SPEECHES: Speech Processing in Health Sciences image

Project Goals

Similar to a biomarker, speech carries information about the physiological and psychological state of a person, manifesting throughout the complex speech production process. Previous research has demonstrated that neuro-degenerative diseases and psychological conditions can be reliably detected from speech, making speech processing a viable non-invasive diagnostic aid. This Research Impulse aims to push the boundaries of speech processing to design, develop, and deploy systems that can serve as diagnostic aids and support health-related human-machine and human-human interaction.

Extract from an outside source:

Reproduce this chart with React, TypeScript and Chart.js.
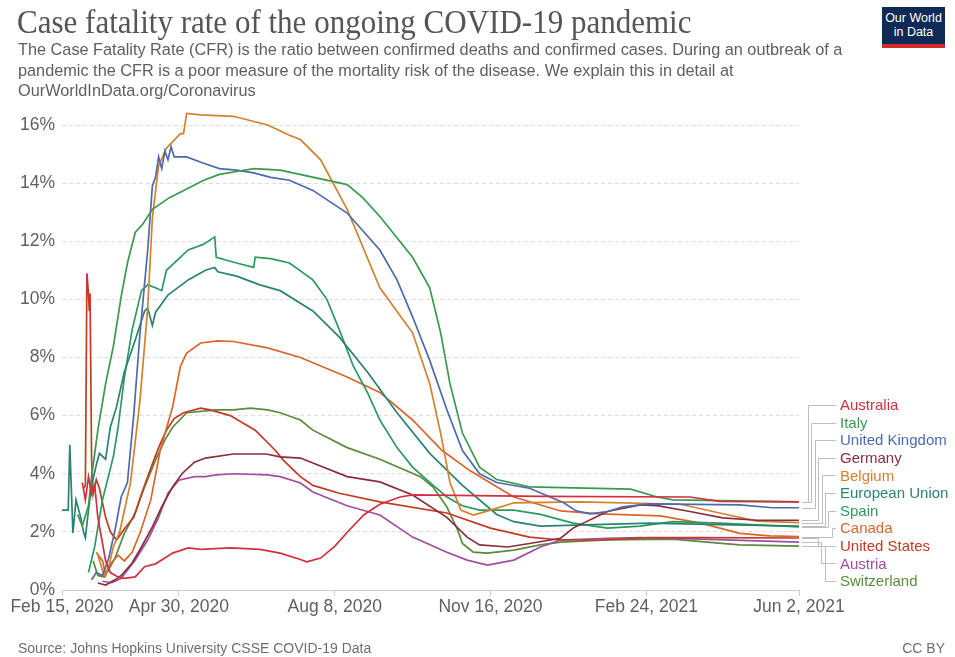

The research is organized around four overarching objectives:

  1. Modeling Conversations, to accurately describe and enhance interactions between humans and machines, particularly for counseling;
  2. Modeling Atypical Speech, to address the bias of current models towards healthy, standard speech;
  3. Sustainable AI, to reduce the computational resource footprint and energy consumption of large models; and
  4. Privacy Preserving AI, to securely handle sensitive speech biomarkers.

Challenges

Current state-of-the-art (SOTA) systems face significant limitations when applied to health sciences. Transformer-based ASR systems (like Whisper) are often trained on weakly labeled data and struggle with atypical speech from young, elderly, or impaired individuals. A critical issue is that these models tend to produce “smoothed,” readable outputs rather than verbatim transcripts, often filtering out the dysfluencies and hesitations that are crucial for diagnosis. Similarly, Large Language Models (LLMs) are optimized for efficient task completion with minimal turn-taking, rather than the sustained, empathetic dialogue required for conversational agents in therapy.

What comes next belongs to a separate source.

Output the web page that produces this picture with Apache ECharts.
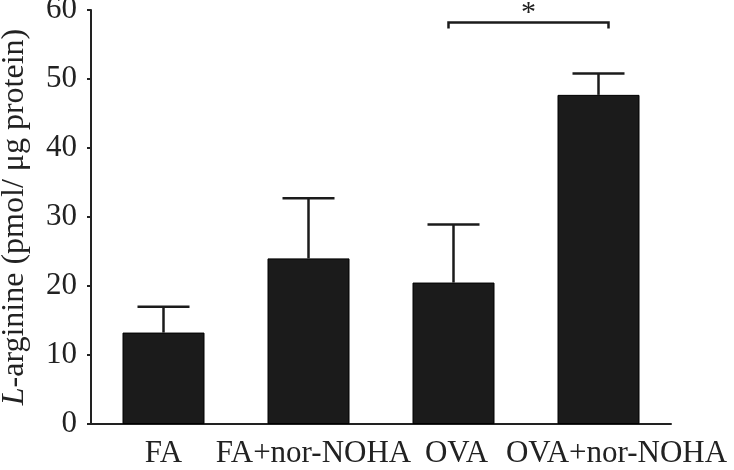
<!DOCTYPE html>
<html>
<head>
<meta charset="utf-8">
<script src="https://cdn.jsdelivr.net/npm/echarts@6/dist/echarts.min.js"></script>
<style>
  html, body { margin: 0; padding: 0; background: #fff; }
  #chart { width: 734px; height: 470px; }
</style>
</head>
<body>
<div id="chart"></div>
<script>
// groups and values (mean +/- SEM)
const groups = ['FA', 'FA+nor-NOHA', 'OVA', 'OVA+nor-NOHA']
const means = [13.25, 24.0, 20.5, 47.7]
const sems = [3.75, 8.7, 8.4, 3.1]
const yTicks = [0, 10, 20, 30, 40, 50, 60]
// significance: OVA vs OVA+nor-NOHA
const sigPairs = [[2, 3]]
const sigLevel = [58.2]
const sigMark = ['*']

const font = 'Liberation Serif'
const ink = '#222'
// small nudges so the long labels don't run into each other (as in the figure)
const labelShift = [0, 10, 6, 36]

let chart = echarts.init(document.getElementById('chart'))

let errData = groups.map((g, i) => [i, means[i], means[i] + sems[i]])
let sigData = sigPairs.map((p, i) => [p[0], p[1], sigLevel[i]])

chart.setOption({
  animation: false,
  grid: { left: 91, right: 63, top: 10, bottom: 46, outerBoundsMode: 'none', containLabel: false },
  xAxis: {
    type: 'category',
    data: groups.map((g, i) => ({ value: g, textStyle: { padding: [0, 0, 0, labelShift[i]] } })),
    axisLine: { lineStyle: { color: ink, width: 2 } },
    axisTick: { alignWithLabel: true, length: 8, lineStyle: { color: ink, width: 2 } },
    axisLabel: { interval: 0, margin: 14, color: ink, fontFamily: font, fontSize: 31 }
  },
  yAxis: {
    type: 'value',
    min: yTicks[0],
    max: yTicks[yTicks.length - 1],
    interval: 10,
    name: '{i|L}-arginine (pmol/ μg protein)',
    nameLocation: 'middle',
    nameGap: 60,
    nameTextStyle: {
      color: ink, fontFamily: font, fontSize: 32,
      rich: { i: { fontStyle: 'italic', color: ink, fontFamily: font, fontSize: 32 } }
    },
    axisLine: { show: true, lineStyle: { color: ink, width: 2 } },
    axisTick: { show: true, length: 4, lineStyle: { color: ink, width: 2 } },
    axisLabel: { margin: 14, color: ink, fontFamily: font, fontSize: 31 },
    splitLine: { show: false }
  },
  series: [
    {
      type: 'bar',
      data: means,
      barWidth: 82,
      itemStyle: { color: '#1b1b1b', borderColor: '#000', borderWidth: 1 }
    },
    {
      // error bars (upper only)
      type: 'custom',
      data: errData,
      z: 1,
      renderItem: function (params, api) {
        let base = api.coord([api.value(0), api.value(1)])
        let top = api.coord([api.value(0), api.value(2)])
        let half = 26
        return {
          type: 'group',
          children: [
            { type: 'line', shape: { x1: base[0], y1: base[1], x2: top[0], y2: top[1] },
              style: { stroke: '#1b1b1b', lineWidth: 2.5 } },
            { type: 'line', shape: { x1: top[0] - half, y1: top[1], x2: top[0] + half, y2: top[1] },
              style: { stroke: '#1b1b1b', lineWidth: 2.5 } }
          ]
        }
      }
    },
    {
      // significance bracket
      type: 'custom',
      data: sigData,
      clip: false,
      renderItem: function (params, api) {
        let a = api.coord([api.value(0), api.value(2)])
        let b = api.coord([api.value(1), api.value(2)])
        let x1 = a[0] - 5, x2 = b[0] + 10, y = a[1], drop = 6
        return {
          type: 'group',
          children: [
            { type: 'polyline', shape: { points: [[x1, y + drop], [x1, y], [x2, y], [x2, y + drop]] },
              style: { stroke: '#1b1b1b', lineWidth: 2.5, fill: null } },
            { type: 'text', x: (x1 + x2) / 2, y: y - 9,
              style: { text: sigMark[params.dataIndex], font: '30px "' + font + '"', fill: ink,
                       align: 'center', verticalAlign: 'middle' } }
          ]
        }
      }
    }
  ]
})
</script>
</body>
</html>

Beyond modeling accuracy, the deployment of these technologies faces operational hurdles. The trend toward massive neural architectures requires extensive computational resources, making them difficult to use in clinical routines or on edge devices. Furthermore, because speech encodes personal identity and health data, standard cloud-based processing poses severe privacy risks that require new methods in confidential computing.

Results

The research is divided into Core Projects (CP) that develop foundational methods—such as rich transcription, foundation models, and low-resource computing—which then enable specific application Verticals (V).

The planned Verticals include a speech-based sleep diary for objective assessment, conversational agents for monitoring impaired users, multi-modal systems for online psychosocial counseling, AI-based voice prostheses, and automated hermeneutic coding for social research.